Give back every line exactly as it appears, pictures excluded.
───── INFORMATION SUPPLIED
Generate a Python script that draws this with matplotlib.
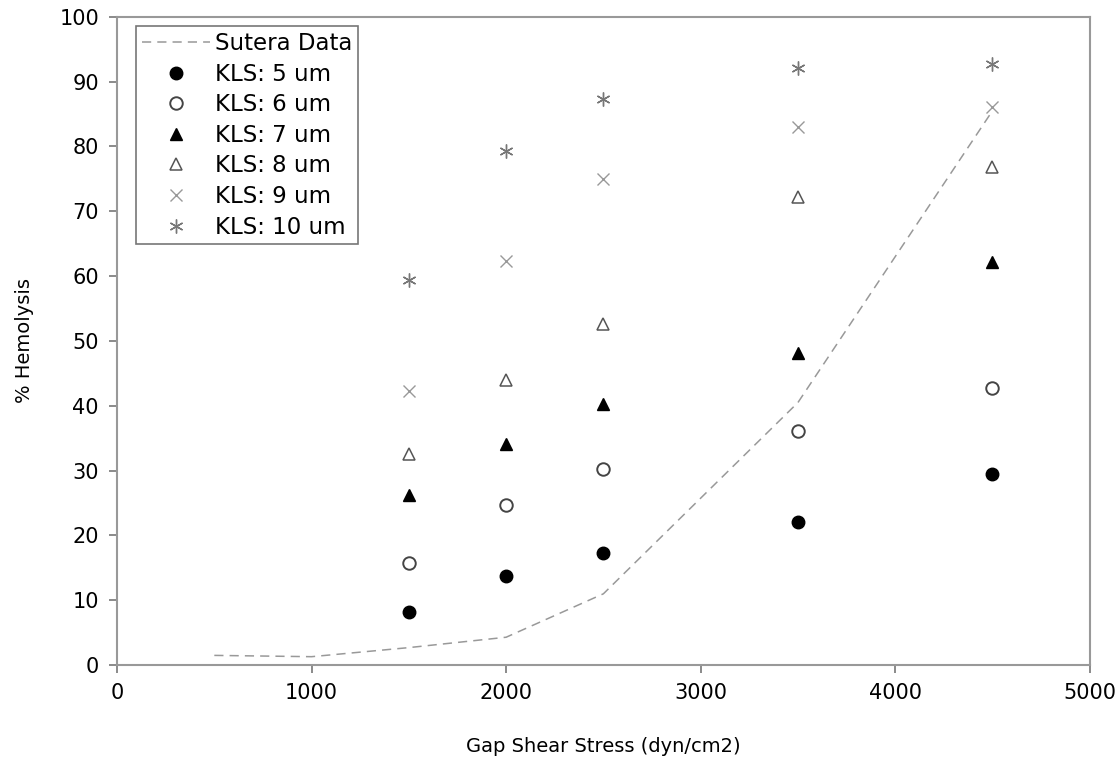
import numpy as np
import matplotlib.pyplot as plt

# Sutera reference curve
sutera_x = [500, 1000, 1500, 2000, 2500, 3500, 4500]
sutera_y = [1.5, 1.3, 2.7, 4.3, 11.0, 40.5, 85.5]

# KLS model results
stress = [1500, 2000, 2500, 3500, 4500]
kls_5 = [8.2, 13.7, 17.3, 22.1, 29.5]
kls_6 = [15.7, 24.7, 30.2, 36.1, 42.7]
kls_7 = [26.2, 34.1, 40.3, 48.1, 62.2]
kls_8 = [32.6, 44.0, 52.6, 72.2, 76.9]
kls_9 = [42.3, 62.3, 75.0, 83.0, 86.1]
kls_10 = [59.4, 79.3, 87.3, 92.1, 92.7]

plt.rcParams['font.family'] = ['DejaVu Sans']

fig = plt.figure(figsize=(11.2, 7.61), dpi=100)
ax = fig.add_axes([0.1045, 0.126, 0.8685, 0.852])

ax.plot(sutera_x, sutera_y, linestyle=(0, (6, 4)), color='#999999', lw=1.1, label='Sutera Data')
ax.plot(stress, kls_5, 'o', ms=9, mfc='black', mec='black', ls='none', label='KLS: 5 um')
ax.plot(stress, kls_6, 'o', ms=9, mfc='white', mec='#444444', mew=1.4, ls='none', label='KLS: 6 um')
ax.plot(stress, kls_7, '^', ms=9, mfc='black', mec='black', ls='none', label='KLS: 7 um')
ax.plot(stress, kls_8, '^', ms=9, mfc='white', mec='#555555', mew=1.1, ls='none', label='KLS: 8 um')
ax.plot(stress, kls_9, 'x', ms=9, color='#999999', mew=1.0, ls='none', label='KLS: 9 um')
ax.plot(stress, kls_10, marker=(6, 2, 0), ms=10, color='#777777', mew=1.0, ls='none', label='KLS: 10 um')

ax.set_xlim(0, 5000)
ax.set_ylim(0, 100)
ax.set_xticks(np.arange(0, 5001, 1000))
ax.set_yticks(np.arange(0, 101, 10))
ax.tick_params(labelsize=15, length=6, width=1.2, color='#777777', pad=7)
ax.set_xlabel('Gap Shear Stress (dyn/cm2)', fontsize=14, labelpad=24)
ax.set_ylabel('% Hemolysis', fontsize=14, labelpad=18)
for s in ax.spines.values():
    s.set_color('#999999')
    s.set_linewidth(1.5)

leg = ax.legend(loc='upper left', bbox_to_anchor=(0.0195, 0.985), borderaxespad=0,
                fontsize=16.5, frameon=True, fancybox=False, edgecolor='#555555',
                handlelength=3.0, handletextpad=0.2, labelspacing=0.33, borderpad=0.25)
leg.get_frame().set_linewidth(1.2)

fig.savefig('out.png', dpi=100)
──────────
▶ OUTPUT
Generate a Python script that draws this with matplotlib.
import numpy as np
import matplotlib.pyplot as plt

# Sutera reference curve
sutera_x = [500, 1000, 1500, 2000, 2500, 3500, 4500]
sutera_y = [1.5, 1.3, 2.7, 4.3, 11.0, 40.5, 85.5]

# KLS model results
stress = [1500, 2000, 2500, 3500, 4500]
kls_5 = [8.2, 13.7, 17.3, 22.1, 29.5]
kls_6 = [15.7, 24.7, 30.2, 36.1, 42.7]
kls_7 = [26.2, 34.1, 40.3, 48.1, 62.2]
kls_8 = [32.6, 44.0, 52.6, 72.2, 76.9]
kls_9 = [42.3, 62.3, 75.0, 83.0, 86.1]
kls_10 = [59.4, 79.3, 87.3, 92.1, 92.7]

plt.rcParams['font.family'] = ['DejaVu Sans']

fig = plt.figure(figsize=(11.2, 7.61), dpi=100)
ax = fig.add_axes([0.1045, 0.126, 0.8685, 0.852])

ax.plot(sutera_x, sutera_y, linestyle=(0, (6, 4)), color='#999999', lw=1.1, label='Sutera Data')
ax.plot(stress, kls_5, 'o', ms=9, mfc='black', mec='black', ls='none', label='KLS: 5 um')
ax.plot(stress, kls_6, 'o', ms=9, mfc='white', mec='#444444', mew=1.4, ls='none', label='KLS: 6 um')
ax.plot(stress, kls_7, '^', ms=9, mfc='black', mec='black', ls='none', label='KLS: 7 um')
ax.plot(stress, kls_8, '^', ms=9, mfc='white', mec='#555555', mew=1.1, ls='none', label='KLS: 8 um')
ax.plot(stress, kls_9, 'x', ms=9, color='#999999', mew=1.0, ls='none', label='KLS: 9 um')
ax.plot(stress, kls_10, marker=(6, 2, 0), ms=10, color='#777777', mew=1.0, ls='none', label='KLS: 10 um')

ax.set_xlim(0, 5000)
ax.set_ylim(0, 100)
ax.set_xticks(np.arange(0, 5001, 1000))
ax.set_yticks(np.arange(0, 101, 10))
ax.tick_params(labelsize=15, length=6, width=1.2, color='#777777', pad=7)
ax.set_xlabel('Gap Shear Stress (dyn/cm2)', fontsize=14, labelpad=24)
ax.set_ylabel('% Hemolysis', fontsize=14, labelpad=18)
for s in ax.spines.values():
    s.set_color('#999999')
    s.set_linewidth(1.5)

leg = ax.legend(loc='upper left', bbox_to_anchor=(0.0195, 0.985), borderaxespad=0,
                fontsize=16.5, frameon=True, fancybox=False, edgecolor='#555555',
                handlelength=3.0, handletextpad=0.2, labelspacing=0.33, borderpad=0.25)
leg.get_frame().set_linewidth(1.2)

fig.savefig('out.png', dpi=100)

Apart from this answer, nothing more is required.